What it does is follow a narrative structure on one or more step; one more step. One of the fun things about Miyazaki’s worlds is his constantly ad-hoc adding of something, always taking something a bit further, always extending to the next phase. This keeps us involved because he doesn’t dwell, doesn’t every dwell on the sheer weirdness of it; it is all very matter of fact.
His creations are largely either completely unknowable or anthropomorphic. Individual scenes are beautiful in the same way a (perhaps slight) drawing is. It is of course impressive, and touching, with the flowers that grow and the walking on water. These are not so much experienced as depicted, so they don’t have a huge force, but are welcome and delicately beautiful in their insertion in the narrative.
Looking at the plot, it tries to strike a middle point. Humans are bad (there is a rather worrying equation of working women with this domination), but nature too is irrational and nasty. The attempt to find a middle way rather deconstructs itself; it is unsuccessful ,everything goes wrong, even if the narrative seems to decide at the ridiculous end that everything is fine. Usual Hollywood attempt to patch things up, forgetting about the debris of destruction it has left behind. Note also the pacifist hero of course really only doing the business when he temporarily forgets things and gets the swords out.

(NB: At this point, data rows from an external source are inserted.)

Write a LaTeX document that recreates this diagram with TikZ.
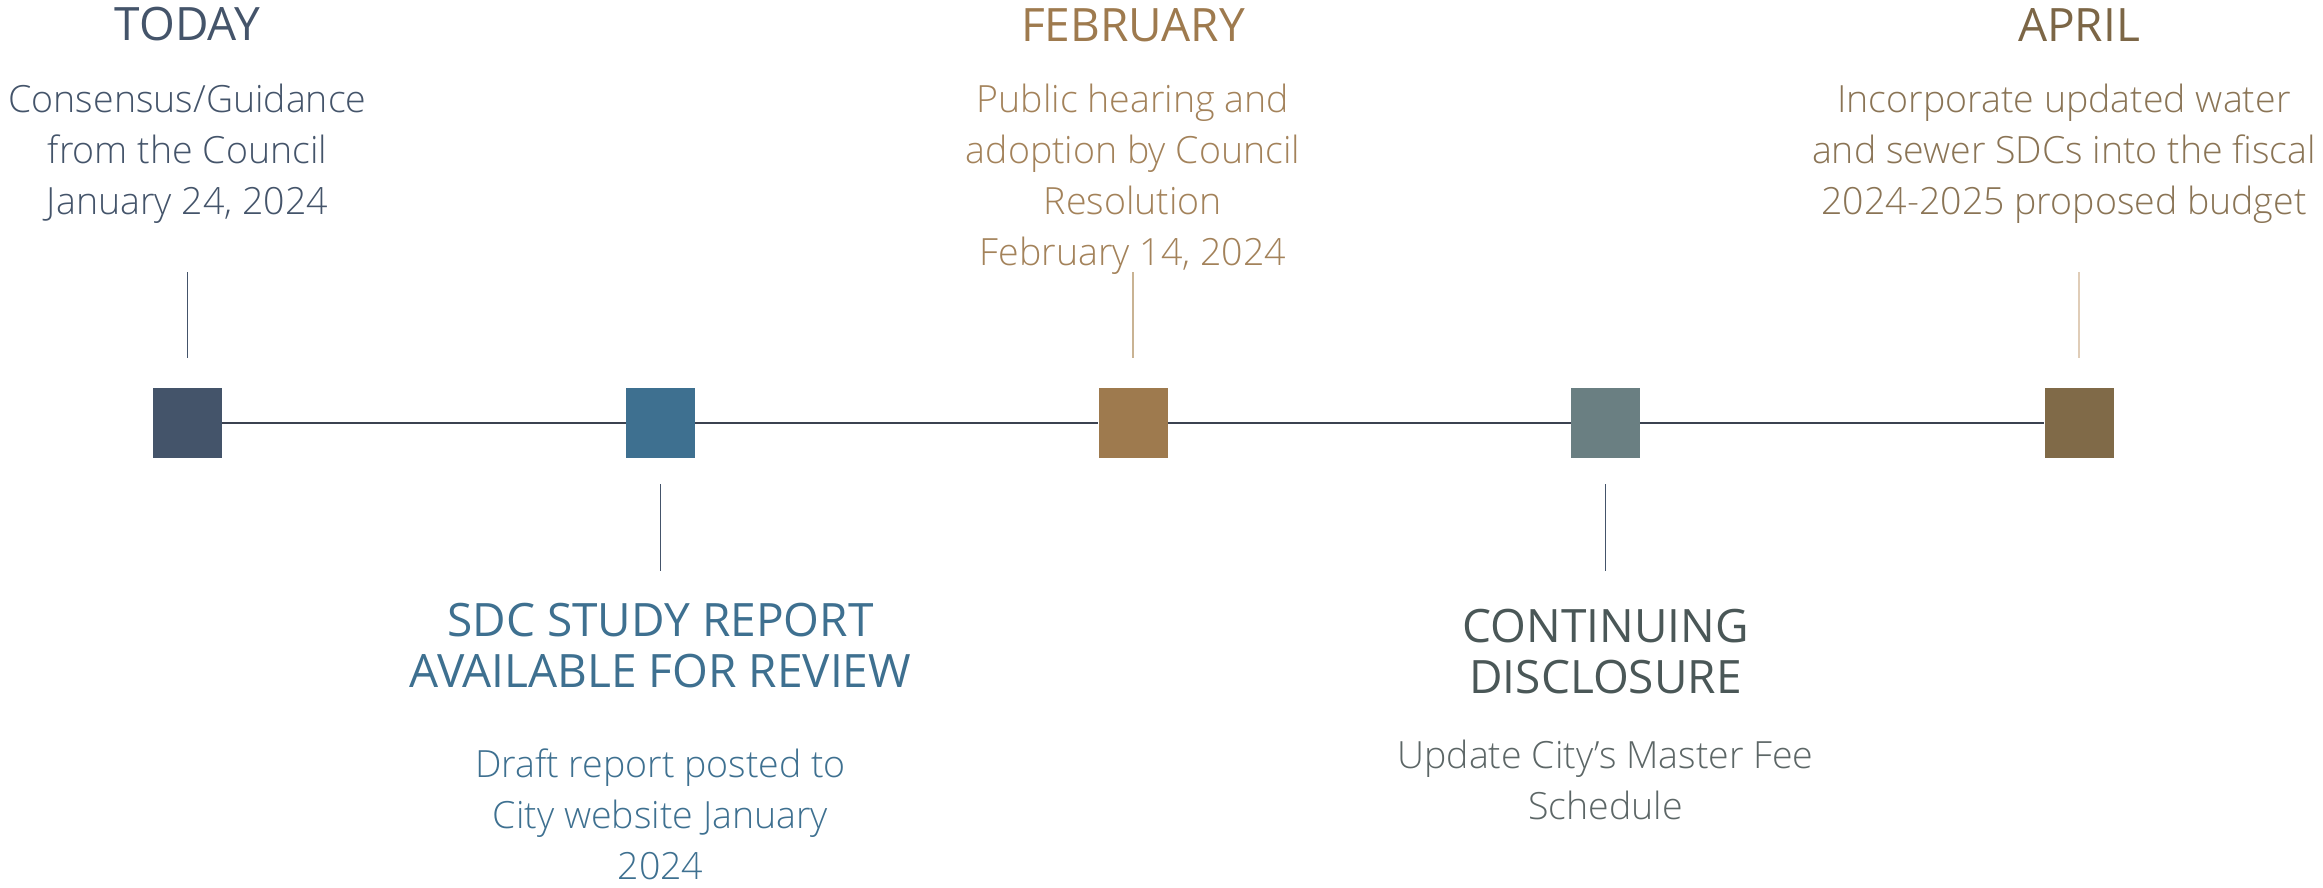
\documentclass[tikz,border=0pt]{standalone}
\usepackage{fontspec}
\setmainfont{Open Sans Light}
\newfontfamily\headfont{Open Sans}
\definecolor{slate}{HTML}{44546A}
\definecolor{steel}{HTML}{3E7090}
\definecolor{tan}{HTML}{9E7A4E}
\definecolor{tandesc}{HTML}{A3825A}
\definecolor{tantick}{HTML}{C9B393}
\definecolor{grayteal}{HTML}{6A7F82}
\definecolor{darkgray}{HTML}{4A5757}
\definecolor{graydesc}{HTML}{5C6666}
\definecolor{brown}{HTML}{806A48}
\definecolor{browntext}{HTML}{7C6646}
\definecolor{browndesc}{HTML}{8A7455}
\definecolor{browntick}{HTML}{E0CDB8}
\definecolor{axis}{HTML}{3B4250}
\tikzset{
  marker/.style={rectangle, minimum width=69pt, minimum height=70pt, inner sep=0pt, draw=none, fill=#1},
  head/.style={font=\headfont\fontsize{46}{51}\selectfont, align=center, anchor=base, inner sep=0pt, text=#1},
  desc/.style={font=\fontsize{37.5}{51}\selectfont, align=center, anchor=base, inner sep=0pt, text=#1},
  axisline/.style={draw=axis, line width=2pt},
  tick/.style={draw=#1, line width=1.5pt}
}
\begin{document}
\begin{tikzpicture}[x=1pt,y=-1pt]
\useasboundingbox (0,0) rectangle (2323,888);
% markers
\node[marker=slate]    (s1) at (187.5,423) {};
\node[marker=steel]    (s2) at (660.5,423) {};
\node[marker=tan]      (s3) at (1133,423) {};
\node[marker=grayteal] (s4) at (1605.5,423) {};
\node[marker=brown]    (s5) at (2079,423) {};
% axis
\draw[axisline] (s1) -- (s2);
\draw[axisline] (s2) -- (s3);
\draw[axisline] (s3) -- (s4);
\draw[axisline] (s4) -- (s5);
% ticks
\coordinate (t1a) at (187.5,272); \coordinate (t1b) at (187.5,358);
\coordinate (t3a) at (1133,272);  \coordinate (t3b) at (1133,358);
\coordinate (t5a) at (2079,272);  \coordinate (t5b) at (2079,358);
\coordinate (t2a) at (660.5,484); \coordinate (t2b) at (660.5,571);
\coordinate (t4a) at (1605.5,484); \coordinate (t4b) at (1605.5,571);
\draw[tick=slate] (t1a) -- (t1b);
\draw[tick=tantick] (t3a) -- (t3b);
\draw[tick=browntick] (t5a) -- (t5b);
\draw[tick=slate] (t2a) -- (t2b);
\draw[tick=slate] (t4a) -- (t4b);
% texts (multi-line nodes are placed by the baseline of their last line)
\node[head=slate] (h1) at (187.5,41) {TODAY};
\node[desc=slate] (d1) at (187.5,214) {Consensus/Guidance\\from the Council\\January 24, 2024};
\node[head=steel] (h2) at (660.5,687) {SDC STUDY REPORT\\AVAILABLE FOR REVIEW};
\node[desc=steel] (d2) at (660.5,879) {Draft report posted to\\City website January\\2024};
\node[head=tan] (h3) at (1133,42) {FEBRUARY};
\node[desc=tandesc] (d3) at (1133,265) {Public hearing and\\adoption by Council\\Resolution\\February 14, 2024};
\node[head=darkgray] (h4) at (1605.5,693) {CONTINUING\\DISCLOSURE};
\node[desc=graydesc] (d4) at (1605.5,819) {Update City’s Master Fee\\Schedule};
\node[head=browntext] (h5) at (2079,42) {APRIL};
\node[desc=browndesc] (d5) at (2064,214) {Incorporate updated water\\and sewer SDCs into the fiscal\\2024-2025 proposed budget};
\end{tikzpicture}
\end{document}
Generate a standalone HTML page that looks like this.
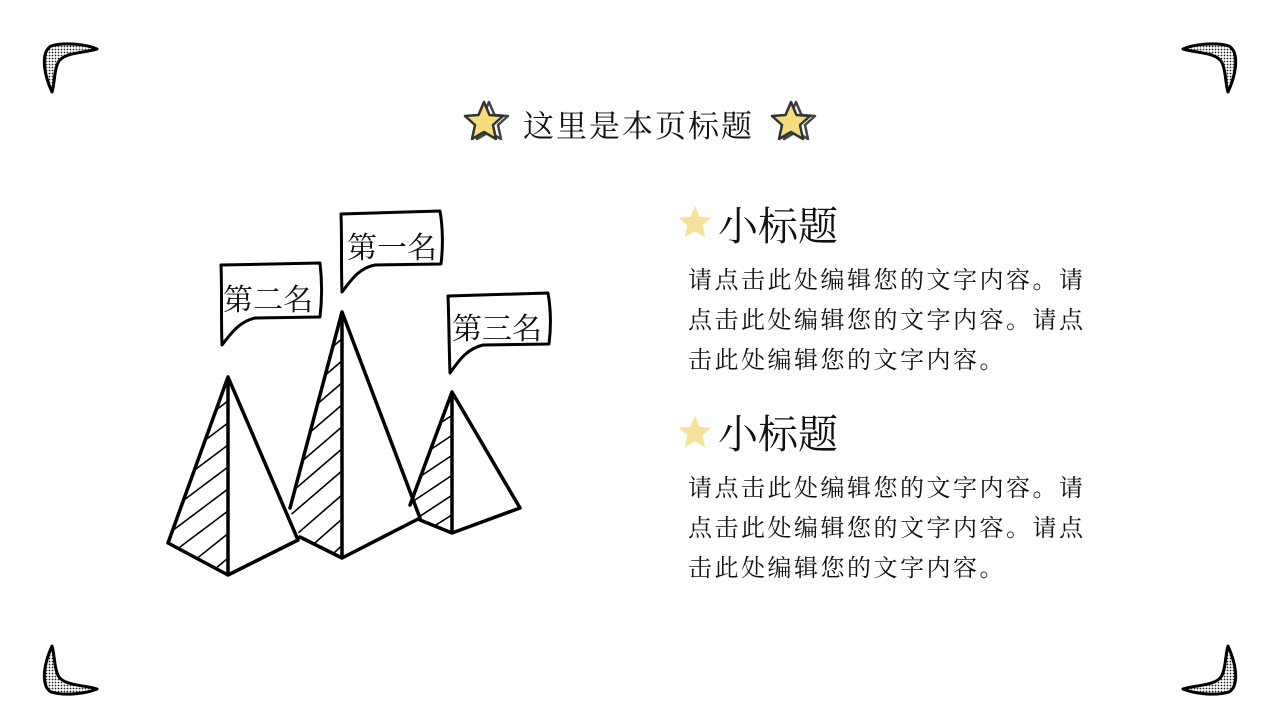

The theme of a primeval nature dominating, human dominating, and the lack of solution to this, is at least an interesting path, even if Miyazaki notably fails to make an intelligent comment on it. This film is certainly fun to watch, and he creates a nicely hyper-real world (or rather, ad hoc bits tacked together; one doesn’t get the sense of much outside of the frame) with a narrative that takes itself always a step further. If he doesn’t great cinematic images, he is led to create quite new ones in his meldings of non-human liquid forces, that does result in a genuinely different cinema and, for short periods, image production.
This is when Miyazaki is at his best; when almost forced to make new things with his images because of his remorseless narrative logic. This only happens for short periods, but it ultimately makes this film at least perhaps his most worthwhile. These aren’t masterpieces, but neither are they null.